18
votes

I came across this behavior that surprised me in Python 2.6 and 3.2:

>>> xs = dict.fromkeys(range(2), [])
>>> xs
{0: [], 1: []}
>>> xs[0].append(1)
>>> xs
{0: [1], 1: [1]}

However, dict comprehensions in 3.2 show a more polite demeanor:

>>> xs = {i:[] for i in range(2)}
>>> xs
{0: [], 1: []}
>>> xs[0].append(1)
>>> xs
{0: [1], 1: []}
>>> 

Why does fromkeys behave like that?

3
the difference is the same as in [[]]*2 and [[] for _ in range(2)]. - jfs
@J.F.Sebastian I am used to the meaning of [[]]*2 and other gotchas alike. But fromkeys got me by surprise. Maybe is just a question of familiarity...I practically never use the fromkeys method... - joaquin

3 Answers

19
votes

Your Python 2.6 example is equivalent to the following, which may help to clarify:

>>> a = []
>>> xs = dict.fromkeys(range(2), a)

Each entry in the resulting dictionary will have a reference to the same object. The effects of mutating that object will be visible through every dict entry, as you've seen, because it's one object.

>>> xs[0] is a and xs[1] is a
True

Use a dict comprehension, or if you're stuck on Python 2.6 or older and you don't have dictionary comprehensions, you can get the dict comprehension behavior by using dict() with a generator expression:

xs = dict((i, []) for i in range(2))
5
votes

In the first version, you use the same empty list object as the value for both keys, so if you change one, you change the other, too.

Look at this:

>>> empty = []
>>> d = dict.fromkeys(range(2), empty)
>>> d
{0: [], 1: []}
>>> empty.append(1) # same as d[0].append(1) because d[0] references empty!
>>> d
{0: [1], 1: [1]}

In the second version, a new empty list object is created in every iteration of the dict comprehension, so both are independent from each other.

As to "why" fromkeys() works like that - well, it would be surprising if it didn't work like that. fromkeys(iterable, value) constructs a new dict with keys from iterable that all have the value value.
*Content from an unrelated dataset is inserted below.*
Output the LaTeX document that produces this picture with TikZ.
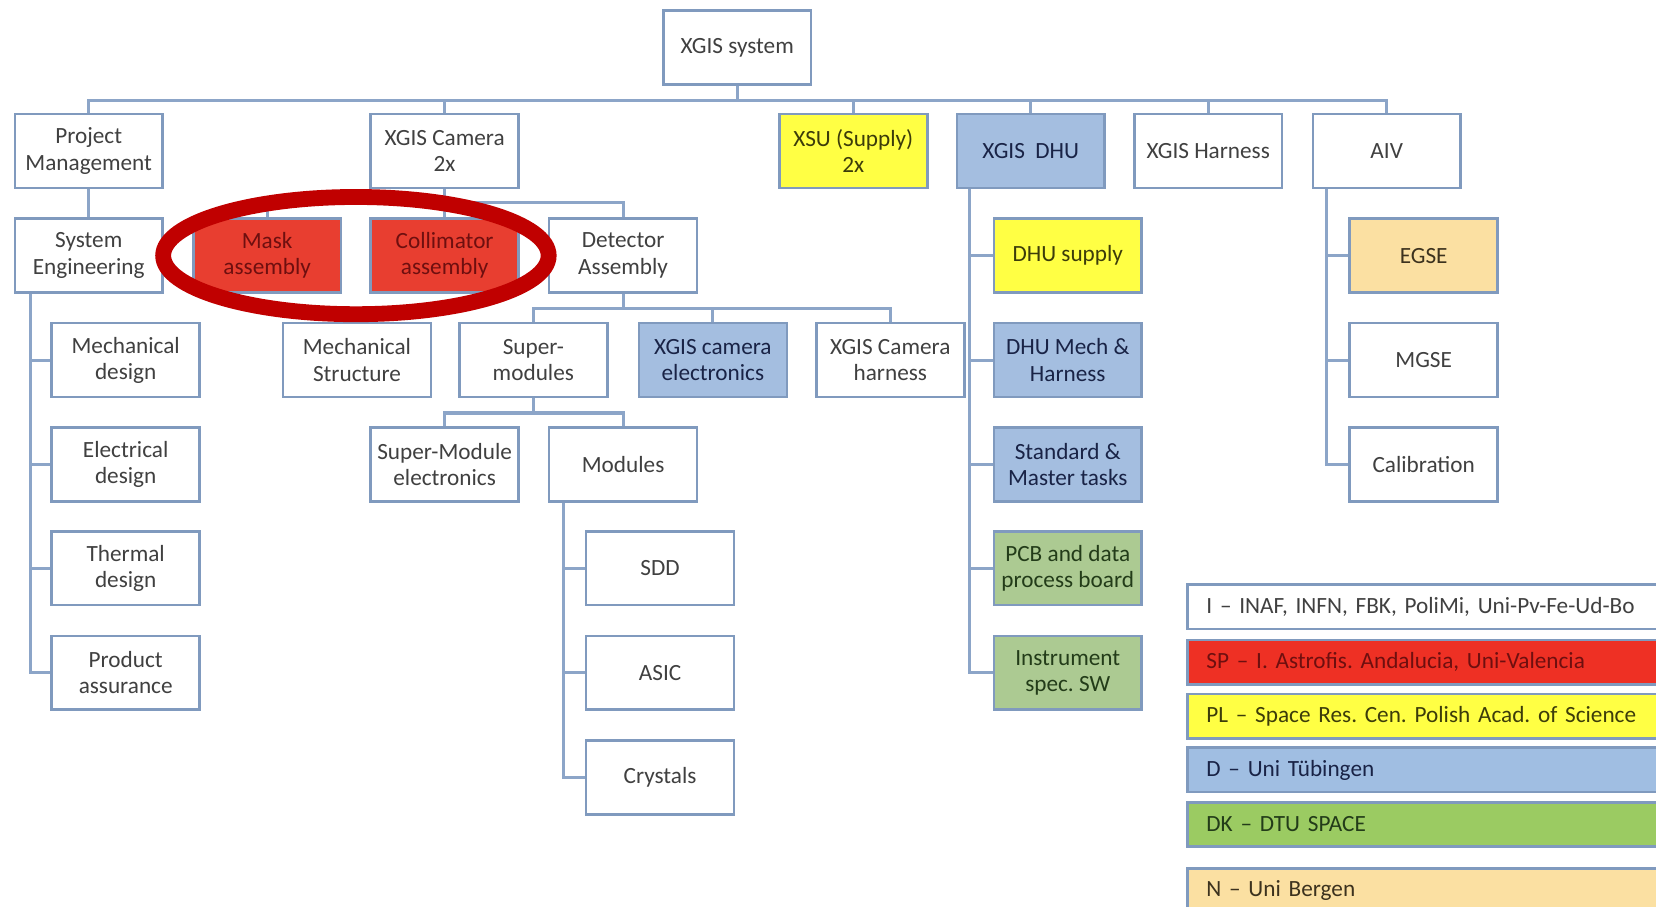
\documentclass[tikz,border=0pt]{standalone}
\usepackage{fontspec}
\setmainfont{Carlito}
\usetikzlibrary{calc}
\frenchspacing
\definecolor{bordc}{RGB}{128,154,190}
\definecolor{connc}{RGB}{140,165,200}
\definecolor{txtc}{RGB}{64,64,64}
\definecolor{yel}{RGB}{255,255,68}
\definecolor{blu}{RGB}{164,190,224}
\definecolor{redf}{RGB}{232,62,48}
\definecolor{grn}{RGB}{172,202,146}
\definecolor{tan}{RGB}{251,224,162}
\definecolor{lgred}{RGB}{238,48,36}
\definecolor{lggrn}{RGB}{155,203,98}
\definecolor{lgblu}{RGB}{160,190,226}
\definecolor{ellc}{RGB}{192,0,0}
\tikzset{
  box/.style={draw=bordc, line width=1.2pt, fill=white, minimum width=70pt, minimum height=35pt,
    align=center, text=txtc, inner sep=1pt, font=\fontsize{11pt}{12.5pt}\selectfont},
  yelbox/.style={box, fill=yel, text={rgb,255:red,60;green,60;blue,10}},
  blubox/.style={box, fill=blu, text={rgb,255:red,25;green,35;blue,70}},
  redbox/.style={box, fill=redf, text={rgb,255:red,110;green,15;blue,15}},
  grnbox/.style={box, fill=grn, text={rgb,255:red,35;green,60;blue,25}},
  tanbox/.style={box, fill=tan, text={rgb,255:red,60;green,50;blue,30}},
  conn/.style={draw=connc, line width=1.5pt},
  leg/.style={draw=bordc, line width=1.3pt, anchor=west, minimum width=240pt, minimum height=21pt,
    text width=222pt, align=left, inner xsep=8.5pt, font=\fontsize{11pt}{12.5pt}\selectfont},
}
\begin{document}
\begin{tikzpicture}[x=0.5pt,y=-0.5pt]
\useasboundingbox (0,0) rectangle (1568,858);
\clip (0,0) rectangle (1568,858);
\fill[white] (0,0) rectangle (1568,858);
% nodes
\node[box] (sys) at (698,45) {XGIS system};
\node[box] (pm) at (84,143) {Project\\Management};
\node[box] (cam) at (421,143) {XGIS Camera\\2x};
\node[yelbox] (xsu) at (808,143) {XSU (Supply)\\2x};
\node[blubox] (dhu) at (976,143) {XGIS\ \ DHU};
\node[box] (har) at (1144,143) {XGIS Harness};
\node[box] (aiv) at (1313,143) {AIV};
\node[box] (se) at (84,242) {System\\Engineering};
\node[redbox] (mask) at (253,242) {Mask\\assembly};
\node[redbox] (coll) at (421,242) {Collimator\\assembly};
\node[box] (det) at (590,242) {Detector\\Assembly};
\node[box] (ms) at (338,341) {Mechanical\\Structure};
\node[box] (sm) at (505,341) {Super-\\modules};
\node[blubox] (cel) at (675,341) {XGIS camera\\electronics};
\node[box] (chr) at (843,341) {XGIS Camera\\harness};
\node[box] (sme) at (421,440) {Super-Module\\electronics};
\node[box] (mod) at (590,440) {Modules};
\node[box] (sdd) at (625,538) {SDD};
\node[box] (asic) at (625,637) {ASIC};
\node[box] (cry) at (625,736) {Crystals};
\node[box] (md) at (119,341) {Mechanical\\design};
\node[box] (ed) at (119,440) {Electrical\\design};
\node[box] (td) at (119,538) {Thermal\\design};
\node[box] (pa) at (119,637) {Product\\assurance};
\node[yelbox] (dsup) at (1011,242) {DHU supply};
\node[blubox] (dmh) at (1011,341) {DHU Mech \&\\Harness};
\node[blubox] (smt) at (1011,440) {Standard \&\\Master tasks};
\node[grnbox] (pcb) at (1011,538) {PCB and data\\process board};
\node[grnbox] (isw) at (1011,637) {Instrument\\spec. SW};
\node[tanbox] (egse) at (1348,242) {EGSE};
\node[box] (mgse) at (1348,341) {MGSE};
\node[box] (cal) at (1348,440) {Calibration};
% connectors
\coordinate (b0) at (698,95);
\draw[conn] (sys.south) -- (b0);
\draw[conn] (pm.north) |- (b0) -| (aiv.north);
\draw[conn] (cam.north) -- (cam.north |- b0);
\draw[conn] (xsu.north) -- (xsu.north |- b0);
\draw[conn] (dhu.north) -- (dhu.north |- b0);
\draw[conn] (har.north) -- (har.north |- b0);
\draw[conn] (pm.south) -- (se.north);
\coordinate (b1) at (421,192);
\draw[conn] (cam.south) -- (b1);
\draw[conn] (mask.north) |- (b1) -| (det.north);
\draw[conn] (coll.north) -- (b1);
\coordinate (b2) at (590,292);
\draw[conn] (det.south) -- (b2);
\draw[conn] (sm.north) |- (b2) -| (chr.north);
\draw[conn] (cel.north) -- (cel.north |- b2);
\coordinate (b3) at (505,391);
\draw[conn] (sm.south) -- (b3);
\draw[conn] (sme.north) |- (b3) -| (mod.north);
\coordinate (sL) at ($(se.south west)+(16,0)$);
\draw[conn] (sL) |- (md.west);
\draw[conn] (sL) |- (ed.west);
\draw[conn] (sL) |- (td.west);
\draw[conn] (sL) |- (pa.west);
\coordinate (mL) at ($(mod.south west)+(15,0)$);
\draw[conn] (mL) |- (sdd.west);
\draw[conn] (mL) |- (asic.west);
\draw[conn] (mL) |- (cry.west);
\coordinate (dL) at ($(dhu.south west)+(13,0)$);
\draw[conn] (dL) |- (dsup.west);
\draw[conn] (dL) |- (dmh.west);
\draw[conn] (dL) |- (smt.west);
\draw[conn] (dL) |- (pcb.west);
\draw[conn] (dL) |- (isw.west);
\coordinate (aL) at ($(aiv.south west)+(14,0)$);
\draw[conn] (aL) |- (egse.west);
\draw[conn] (aL) |- (mgse.west);
\draw[conn] (aL) |- (cal.west);
% legend
\node[leg, fill=white, text=txtc] (l1) at (1123,574.5) {I -- INAF, INFN, FBK, PoliMi, Uni-Pv-Fe-Ud-Bo};
\node[leg, fill=lgred, text={rgb,255:red,110;green,15;blue,15}] (l2) at (1123,627) {SP -- I. Astrofis. Andalucia, Uni-Valencia};
\node[leg, fill=yel, text={rgb,255:red,60;green,60;blue,10}] (l3) at (1123,678) {PL -- Space Res. Cen. Polish Acad. of Science};
\node[leg, fill=lgblu, text={rgb,255:red,25;green,35;blue,70}] (l4) at (1123,729) {D -- Uni Tübingen};
\node[leg, fill=lggrn, text={rgb,255:red,35;green,60;blue,25}] (l5) at (1123,780.5) {DK -- DTU SPACE};
\node[leg, fill=tan, text={rgb,255:red,60;green,50;blue,30}] (l6) at (1123,843) {N -- Uni Bergen};
% highlight ellipse
\draw[draw=ellc, line width=7.5pt] (337,242) ellipse [x radius=91.25pt, y radius=27.75pt];
\end{tikzpicture}
\end{document}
If that value is a mutable object, and you change that object, what else could you reasonably expect to happen?

1
votes

To answer the actual question being asked: fromkeys behaves like that because there is no other reasonable choice. It is not reasonable (or even possible) to have fromkeys decide whether or not your argument is mutable and make new copies every time. In some cases it doesn't make sense, and in others it's just impossible.

The second argument you pass in is therefore just a reference, and is copied as such. An assignment of [] in Python means "a single reference to a new list", not "make a new list every time I access this variable". The alternative would be to pass in a function that generates new instances, which is the functionality that dict comprehensions supply for you.

Here are some options for creating multiple actual copies of a mutable container:

  1. As you mention in the question, dict comprehensions allow you to execute an arbitrary statement for each element:

    d = {k: [] for k in range(2)}
    

    The important thing here is that this is equivalent to putting the assignment k = [] in a for loop. Each iteration creates a new list and assigns it to a value.

  2. Use the form of the dict constructor suggested by @Andrew Clark:

    d = dict((k, []) for k in range(2))
    

    This creates a generator which again makes the assignment of a new list to each key-value pair when it is executed.

  3. Use a collections.defaultdict instead of a regular dict:

    d = collections.defaultdict(list)
    

    This option is a little different from the others. Instead of creating the new list references up front, defaultdict will call list every time you access a key that's not already there. You can there fore add the keys as lazily as you want, which can be very convenient sometimes:

    for k in range(2):
        d[k].append(42)
    

    Since you've set up the factory for new elements, this will actually behave exactly as you expected fromkeys to behave in the original question.

  4. Use dict.setdefault when you access potentially new keys. This does something similar to what defaultdict does, but it has the advantage of being more controlled, in the sense that only the access you want to create new keys actually creates them:

    d = {}
    for k in range(2):
        d.setdefault(k, []).append(42)
    

    The disadvantage is that a new empty list object gets created every time you call the function, even if it never gets assigned to a value. This is not a huge problem, but it could add up if you call it frequently and/or your container is not as simple as list.